The relationship between Big Data and artificial intelligence is symbiotic: ML models need large data volumes to train, and Big Data needs ML models to extract value from its complexity.

Tools and techniques for mass data analysis

Processing platforms:

• Apache Hadoop: distributed file system (HDFS) plus batch processing (MapReduce). Ideal for historical analysis of large volumes on commodity hardware.
• Apache Spark: in-memory processing up to 100x faster than Hadoop in many cases; supports SQL, near-real-time streaming, and ML (MLlib).
• Apache Kafka: event streaming platform that acts as the backbone for real-time data architectures.
• NoSQL databases (Cassandra, MongoDB, Elasticsearch): complement relational systems when data structure is variable or write volumes are very high.

Analysis techniques:

• Time series analysis: detecting trends, seasonalities, and anomalies in chronologically ordered data.
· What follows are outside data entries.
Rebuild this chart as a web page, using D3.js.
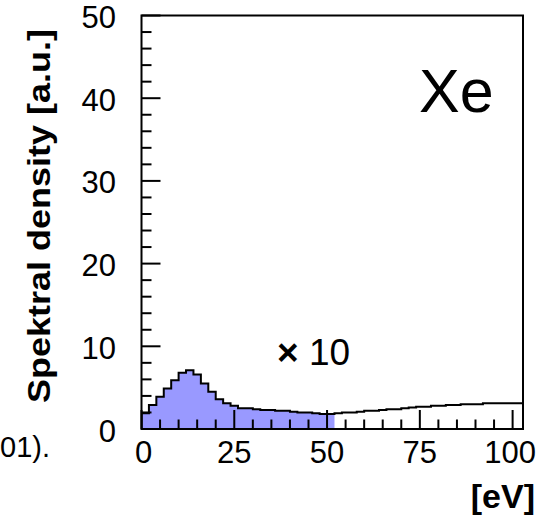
<!DOCTYPE html>
<html>
<head>
<meta charset="utf-8">
<script src="https://cdn.jsdelivr.net/npm/d3@7"></script>
<style>
  body { margin: 0; background: #fff; }
  svg { display: block; }
  text { font-family: "Liberation Sans", Arial, sans-serif; }
</style>
</head>
<body>
<svg id="chart"></svg>
<script>
// histogram, 2 eV bins starting at 0
const binWidth = 2;
const counts = [
  1.9, 2.9, 3.9, 4.9, 5.9, 6.8, 7.1, 6.6, 5.5, 4.5,
  3.6, 3.1, 2.8, 2.5, 2.5, 2.4, 2.3, 2.3, 2.2, 2.2,
  2.1, 2.0, 2.0, 1.9, 1.8, 1.8, 1.9, 2.0, 2.0, 2.1,
  2.2, 2.2, 2.3, 2.4, 2.4, 2.5, 2.6, 2.7, 2.7, 2.8,
  2.8, 2.9, 2.9, 3.0, 3.0, 3.0, 3.1, 3.1, 3.1, 3.1,
  3.1, 3.1
];
const fillUpTo = 52;          // shaded part ends here (eV)
const xTicks = [0, 25, 50, 75, 100];
const yTicks = [0, 10, 20, 30, 40, 50];

const width = 537, height = 516;
const svg = d3.select("#chart").attr("width", width).attr("height", height);

const x = d3.scaleLinear().domain([0, 102.8]).range([141.5, 523]);
const y = d3.scaleLinear().domain([0, 50]).range([429, 15.5]);

const bins = counts.map((v, i) => ({ x0: i * binWidth, x1: (i + 1) * binWidth, v }));

svg.append("clipPath").attr("id", "plot")
  .append("rect")
  .attr("x", x(0)).attr("y", y(50))
  .attr("width", x(102.8) - x(0)).attr("height", y(0) - y(50));

const g = svg.append("g").attr("clip-path", "url(#plot)");

// shaded area
const filled = bins.filter(b => b.x0 < fillUpTo);
const areaPts = [];
filled.forEach(b => { areaPts.push([b.x0, b.v]); areaPts.push([b.x1, b.v]); });
g.append("path")
  .datum(areaPts)
  .attr("fill", "#9999ff")
  .attr("d", d3.area().x(d => x(d[0])).y0(y(0)).y1(d => y(d[1])));

// step outline
const linePts = [[0, 0]];
bins.forEach(b => { linePts.push([b.x0, b.v]); linePts.push([b.x1, b.v]); });
g.append("path")
  .datum(linePts)
  .attr("fill", "none")
  .attr("stroke", "#000")
  .attr("stroke-width", 2)
  .attr("d", d3.line().x(d => x(d[0])).y(d => y(d[1])));

// ticks (inside, ROOT style)
const xMinor = d3.range(0, 103, 5);
svg.append("g").selectAll("line")
  .data(xMinor).join("line")
  .attr("x1", d => x(d)).attr("x2", d => x(d))
  .attr("y1", y(0)).attr("y2", d => y(0) - (d % 25 === 0 ? 19 : 9.5))
  .attr("stroke", "#000").attr("stroke-width", 2);

const yMinor = d3.range(0, 51, 2);
svg.append("g").selectAll("line")
  .data(yMinor).join("line")
  .attr("y1", d => y(d)).attr("y2", d => y(d))
  .attr("x1", x(0)).attr("x2", d => x(0) + (d % 10 === 0 ? 19 : 10))
  .attr("stroke", "#000").attr("stroke-width", 2);

// frame
svg.append("rect")
  .attr("x", x(0)).attr("y", y(50))
  .attr("width", x(102.8) - x(0)).attr("height", y(0) - y(50))
  .attr("fill", "none").attr("stroke", "#000").attr("stroke-width", 2);

// tick labels
svg.append("g").selectAll("text")
  .data(xTicks).join("text")
  .attr("x", d => d === 100 ? 536 : x(d) + (d === 0 ? 2 : 0)).attr("y", 463)
  .attr("text-anchor", d => d === 100 ? "end" : "middle")
  .attr("font-size", 31)
  .text(d => d);

svg.append("g").selectAll("text")
  .data(yTicks).join("text")
  .attr("x", 116).attr("y", d => y(d) + 12.5)
  .attr("text-anchor", "end")
  .attr("font-size", 31)
  .text(d => d);

// axis titles
svg.append("text")
  .attr("transform", "translate(50,216) rotate(-90)")
  .attr("text-anchor", "middle")
  .attr("font-size", 31).attr("font-weight", "bold")
  .attr("textLength", 374).attr("lengthAdjust", "spacingAndGlyphs")
  .text("Spektral density [a.u.]");

svg.append("text")
  .attr("x", 535).attr("y", 508)
  .attr("text-anchor", "end")
  .attr("font-size", 34).attr("font-weight", "bold")
  .text("[eV]");

// annotations
svg.append("text")
  .attr("x", 419).attr("y", 112)
  .attr("font-size", 61)
  .text("Xe");

const t = svg.append("text").attr("x", 277).attr("y", 365).attr("font-size", 37);
t.append("tspan").attr("font-weight", "bold").text("×");
t.append("tspan").text(" 10");

// fragment of surrounding page text
svg.append("text")
  .attr("x", 0).attr("y", 457)
  .attr("font-size", 29)
  .attr("font-family", "'Open Sans', sans-serif")
  .text("01).");
</script>
</body>
</html>
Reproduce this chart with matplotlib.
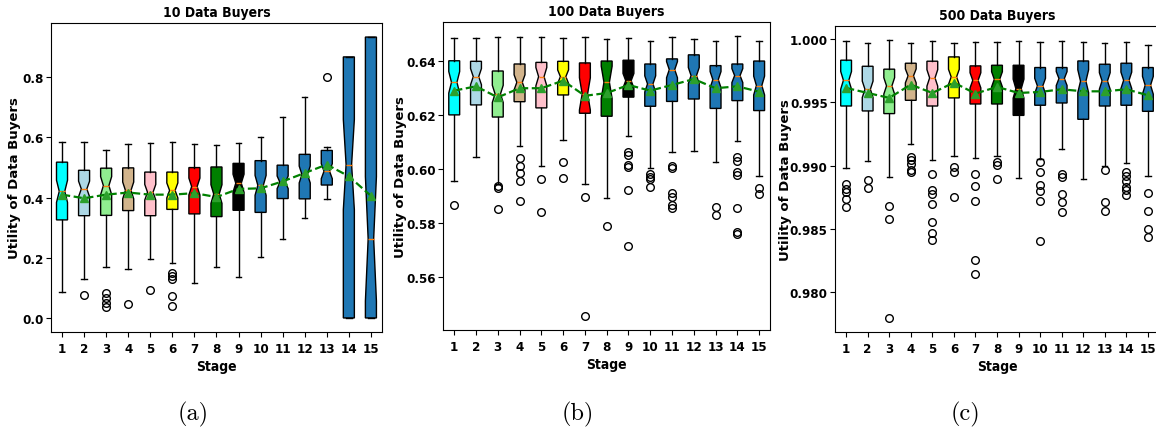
import matplotlib
matplotlib.use('Agg')
import matplotlib.pyplot as plt

# etapas y colores de las cajas
stages = list(range(1, 16))
box_colors = ['cyan', 'lightblue', 'lightgreen', 'tan', 'pink', 'yellow', 'red', 'green', 'black',
              '#1f77b4', '#1f77b4', '#1f77b4', '#1f77b4', '#1f77b4', '#1f77b4']

# ---- 10 compradores
a_whislo = [0.085, 0.129, 0.168, 0.162, 0.196, 0.182, 0.115, 0.171, 0.135, 0.203, 0.262, 0.331, 0.395, 0.0, 0.0]
a_q1 = [0.326, 0.340, 0.341, 0.357, 0.340, 0.361, 0.346, 0.337, 0.358, 0.351, 0.397, 0.396, 0.442, 0.0, 0.0]
a_med = [0.421, 0.429, 0.440, 0.424, 0.418, 0.424, 0.437, 0.412, 0.448, 0.441, 0.451, 0.477, 0.488, 0.510, 0.263]
a_q3 = [0.518, 0.491, 0.498, 0.499, 0.485, 0.485, 0.500, 0.502, 0.514, 0.523, 0.508, 0.544, 0.557, 0.868, 0.934]
a_whishi = [0.585, 0.586, 0.558, 0.580, 0.583, 0.585, 0.577, 0.575, 0.581, 0.602, 0.668, 0.734, 0.570, 0.868, 0.934]
a_mean = [0.410, 0.398, 0.410, 0.417, 0.410, 0.410, 0.415, 0.402, 0.429, 0.431, 0.454, 0.482, 0.510, 0.471, 0.406]
a_notch = [0.037, 0.026, 0.030, 0.028, 0.026, 0.025, 0.028, 0.031, 0.030, 0.033, 0.021, 0.028, 0.025, 0.150, 0.207]
a_fliers = [[], [0.075], [0.083, 0.065, 0.049, 0.037], [0.045], [0.093],
            [0.149, 0.140, 0.128, 0.074, 0.040], [], [], [], [], [], [], [0.800], [], []]

# ---- 100 compradores
b_whislo = [0.5957, 0.6046, 0.5944, 0.6087, 0.6010, 0.6108, 0.5943, 0.5893, 0.6124, 0.6002, 0.6062, 0.6068, 0.6025, 0.6105, 0.5975]
b_q1 = [0.6201, 0.6238, 0.6193, 0.6250, 0.6227, 0.6275, 0.6207, 0.6196, 0.6267, 0.6233, 0.6251, 0.6260, 0.6225, 0.6254, 0.6217]
b_med = [0.6322, 0.6343, 0.6279, 0.6322, 0.6343, 0.6343, 0.6279, 0.6322, 0.6328, 0.6316, 0.6369, 0.6347, 0.6332, 0.6347, 0.6310]
b_q3 = [0.6402, 0.6400, 0.6364, 0.6390, 0.6396, 0.6400, 0.6394, 0.6401, 0.6404, 0.6390, 0.6409, 0.6424, 0.6384, 0.6390, 0.6401]
b_whishi = [0.6485, 0.6485, 0.6489, 0.6489, 0.6489, 0.6487, 0.6489, 0.6483, 0.6487, 0.6477, 0.6489, 0.6483, 0.6476, 0.6495, 0.6476]
b_mean = [0.6291, 0.6307, 0.6266, 0.6300, 0.6300, 0.6328, 0.6272, 0.6282, 0.6312, 0.6291, 0.6312, 0.6334, 0.6300, 0.6307, 0.6287]
b_notch = [0.0040, 0.0030, 0.0032, 0.0028, 0.0034, 0.0025, 0.0060, 0.0060, 0.0027, 0.0030, 0.0030, 0.0030, 0.0030, 0.0026, 0.0035]
b_fliers = [[0.5868], [], [0.5938, 0.5931, 0.5851], [0.6040, 0.6012, 0.5985, 0.5955, 0.5880], [0.5963, 0.5839],
            [0.6025, 0.5968], [0.5896, 0.5454], [0.5788], [0.6062, 0.6053, 0.6016, 0.6006, 0.5923, 0.5714],
            [0.5981, 0.5972, 0.5963, 0.5932], [0.6012, 0.6002, 0.5911, 0.5895, 0.5868, 0.5855], [],
            [0.5858, 0.5830], [0.6043, 0.6031, 0.5988, 0.5978, 0.5855, 0.5765, 0.5757], [0.5928, 0.5907]]

# ---- 500 compradores
c_whislo = [0.98982, 0.99034, 0.98910, 0.99172, 0.99042, 0.99074, 0.99063, 0.99074, 0.98905, 0.99055, 0.99135, 0.98897, 0.98995, 0.99024, 0.98916]
c_q1 = [0.99472, 0.99433, 0.99412, 0.99517, 0.99472, 0.99536, 0.99488, 0.99488, 0.99398, 0.99478, 0.99496, 0.99367, 0.99472, 0.99478, 0.99430]
c_med = [0.99675, 0.99604, 0.99631, 0.99710, 0.99694, 0.99702, 0.99675, 0.99683, 0.99609, 0.99631, 0.99689, 0.99668, 0.99670, 0.99675, 0.99636]
c_q3 = [0.99834, 0.99786, 0.99763, 0.99810, 0.99826, 0.99860, 0.99789, 0.99794, 0.99794, 0.99776, 0.99776, 0.99828, 0.99802, 0.99810, 0.99776]
c_whishi = [0.99987, 0.99971, 0.99992, 0.99971, 0.99984, 0.99971, 0.99976, 0.99976, 0.99987, 0.99976, 0.99984, 0.99976, 0.99971, 0.99976, 0.99953]
c_mean = [0.99615, 0.99575, 0.99536, 0.99641, 0.99575, 0.99657, 0.99570, 0.99623, 0.99575, 0.99583, 0.99604, 0.99588, 0.99588, 0.99604, 0.99557]
c_notch = [0.00070, 0.00065, 0.00065, 0.00055, 0.00065, 0.00060, 0.00060, 0.00060, 0.00075, 0.00060, 0.00055, 0.00090, 0.00065, 0.00065, 0.00070]
c_fliers = [[0.98858, 0.98818, 0.98792, 0.98739, 0.98673], [0.98889, 0.98823], [0.98678, 0.98580, 0.97794],
            [0.99069, 0.99047, 0.99016, 0.98963, 0.98950],
            [0.98931, 0.98805, 0.98778, 0.98699, 0.98559, 0.98467, 0.98417], [0.98990, 0.98950, 0.98752],
            [0.98937, 0.98839, 0.98718, 0.98256, 0.98145], [0.99029, 0.99003, 0.98897], [],
            [0.99029, 0.98950, 0.98850, 0.98797, 0.98718, 0.98409],
            [0.98937, 0.98910, 0.98773, 0.98712, 0.98633], [], [0.98966, 0.98712, 0.98639],
            [0.98950, 0.98918, 0.98876, 0.98831, 0.98805, 0.98765], [0.98784, 0.98641, 0.98501, 0.98435]]

titles = ['10 Data Buyers', '100 Data Buyers', '500 Data Buyers']
sublabels = ['(a)', '(b)', '(c)']
yticks_list = [[0.0, 0.2, 0.4, 0.6, 0.8],
               [0.56, 0.58, 0.60, 0.62, 0.64],
               [0.980, 0.985, 0.990, 0.995, 1.000]]
ytick_fmt = ['%.1f', '%.2f', '%.3f']

fuente = dict(family='DejaVu Sans', weight='bold', stretch='condensed')

fig = plt.figure(figsize=(11.56, 4.31), dpi=100)
posiciones = [[0.0441, 0.2274, 0.2863, 0.7169],
              [0.3835, 0.2320, 0.2826, 0.7153],
              [0.7226, 0.2267, 0.2797, 0.7100]]
ylabel_x = [-0.09, -0.112, -0.135]
sub_x = [0.167, 0.500, 0.835]
paneles = [(a_whislo, a_q1, a_med, a_q3, a_whishi, a_mean, a_notch, a_fliers),
           (b_whislo, b_q1, b_med, b_q3, b_whishi, b_mean, b_notch, b_fliers),
           (c_whislo, c_q1, c_med, c_q3, c_whishi, c_mean, c_notch, c_fliers)]

for k, (wlo, q1, med, q3, whi, mean, notch, fl) in enumerate(paneles):
    ax = fig.add_axes(posiciones[k])
    stats = []
    for i in range(15):
        stats.append(dict(med=med[i], q1=q1[i], q3=q3[i], whislo=wlo[i], whishi=whi[i],
                          mean=mean[i], cilo=med[i] - notch[i], cihi=med[i] + notch[i],
                          fliers=fl[i]))
    bp = ax.bxp(stats, shownotches=True, showmeans=True, patch_artist=True,
                flierprops=dict(marker='o', markersize=5.5, markerfacecolor='none'),
                meanprops=dict(zorder=4))
    for patch, col in zip(bp['boxes'], box_colors):
        patch.set_facecolor(col)
    ax.plot(stages, mean, 'g--', lw=1.6, zorder=3)

    ax.set_title(titles[k], fontsize=10, pad=5, **fuente)
    ax.set_xlabel('Stage', fontsize=10, labelpad=3, **fuente)
    ax.set_ylabel('Utility of Data Buyers', fontsize=9.5, family='DejaVu Sans', weight='bold')
    ax.yaxis.set_label_coords(ylabel_x[k], 0.5)
    ax.set_xticks(stages)
    ax.set_xticklabels([str(s) for s in stages])
    ax.set_yticks(yticks_list[k])
    ax.set_yticklabels([ytick_fmt[k] % v for v in yticks_list[k]])
    ax.tick_params(axis='y', pad=2)
    for t in ax.get_xticklabels() + ax.get_yticklabels():
        t.set_fontsize(9.5)
        t.set_fontweight('bold')
        t.set_fontstretch('condensed')
    ax.set_xlim(0.5, 15.5)

    fig.text(sub_x[k], 0.038, sublabels[k], ha='center', va='center',
             family='cmr10', fontsize=17.5)

fig.savefig('out.png', dpi=100)
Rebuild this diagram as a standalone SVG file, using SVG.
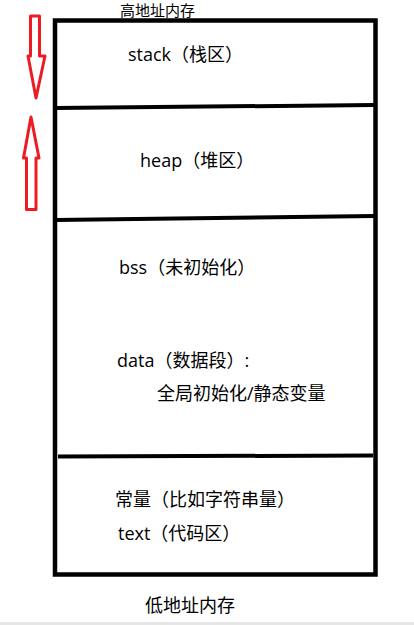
<svg xmlns="http://www.w3.org/2000/svg" width="414" height="625" viewBox="0 0 414 625">
<style>
.t{font-family:"Open Sans","Noto Sans CJK SC",sans-serif;font-size:18px;fill:#000}
.frame{fill:none;stroke:#000;stroke-width:4.5}
.sep{stroke:#000;stroke-width:4;fill:none}
.arrow{fill:none;stroke:#ed1c24;stroke-width:3;stroke-linejoin:round}
</style>
<rect width="414" height="625" fill="#fff"/>
<rect x="0" y="622" width="414" height="3" fill="#e6e6e6"/>
<g id="labels-outer">
<text class="t" x="120" y="16" style="font-size:15px">高地址内存</text>
<text class="t" x="145" y="612">低地址内存</text>
</g>
<g id="memory-frame">
<rect class="frame" x="55" y="20.5" width="320.5" height="554"/>
</g>
<g id="connectors">
<line class="sep" x1="55" y1="108" x2="375" y2="105"/>
<line class="sep" x1="55" y1="220" x2="375" y2="216"/>
<line class="sep" x1="58" y1="456.5" x2="373" y2="455.5"/>
</g>
<g id="stack">
<text class="t" x="128" y="61">stack（栈区）</text>
</g>
<g id="heap">
<text class="t" x="140" y="167">heap（堆区）</text>
</g>
<g id="bss">
<text class="t" x="119" y="274">bss（未初始化）</text>
</g>
<g id="data">
<text class="t" x="117" y="367">data（数据段）:</text>
<text class="t" x="157" y="400">全局初始化/静态变量</text>
</g>
<g id="text-seg">
<text class="t" x="115" y="506">常量（比如字符串量）</text>
<text class="t" x="118" y="540">text（代码区）</text>
</g>
<g id="arrows">
<path class="arrow" d="M30.5 16 H39.5 V56 H45 L36 98 L28 56 H30.5 Z"/>
<path class="arrow" d="M31 117 L39 158 H36 V209.5 H26.5 V158 H23.5 Z"/>
</g>
</svg>
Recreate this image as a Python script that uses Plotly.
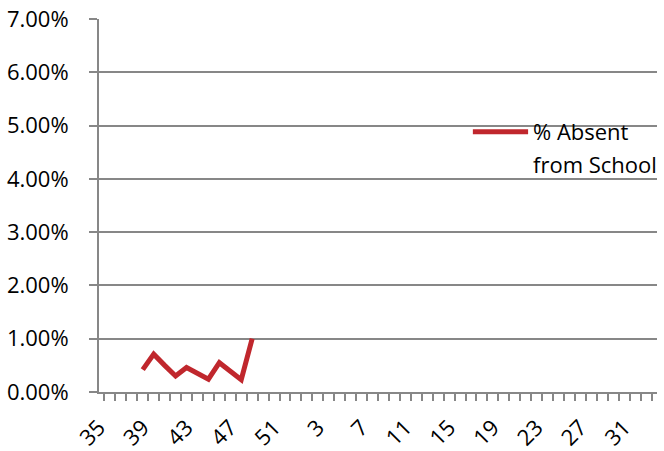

Fundamental in finance, IoT, and system monitoring.
• Social network analysis (SNA): modelling relationships between entities (users, products, companies) to identify communities, opinion leaders, or information propagation paths.
• Data visualisation: transforming numerical results into graphical representations understandable to decision-makers. Tools like Tableau, Power BI, or Apache Superset allow interactive dashboards to be built on real-time data.
• Predictive analytics with ML: regression, classification, or clustering models trained on historical data to project future behaviours.

The same mass data approach is fundamental to modern observability tools like Pixie for Kubernetes, where the volume of metrics per cluster would make manual analysis unviable.

Data governance and quality

Poorly governed Big Data produces worse decisions, not better ones. The most common problems are:

• Poor data quality: duplicates, untreated null values, inconsistencies between sources. The “garbage in, garbage out” principle is amplified in Big Data.
• Data bias: if the historical data reflects biased decisions or behaviours, models will learn those biases and amplify them.
• Privacy and regulatory compliance: GDPR in Europe imposes restrictions on what personal data can be stored, for how long, and for what purpose. Data architecture design must incorporate these requirements from the start, not as a later patch.
• Data lineage: knowing where data comes from, what transformations it has undergone, and who has modified it is essential for auditing critical decisions.

The cybersecurity of data infrastructure is equally critical; for more context, see cybersecurity and protection against digital threats.

Conclusion

Big Data turns data into competitive advantage, but only when the organisation combines the right technical infrastructure with data quality and the right questions. The tools — Hadoop, Spark, Kafka — are the means, not the end. Real value emerges when teams know what to ask, verify the quality of the data they work with, and translate results into concrete actions.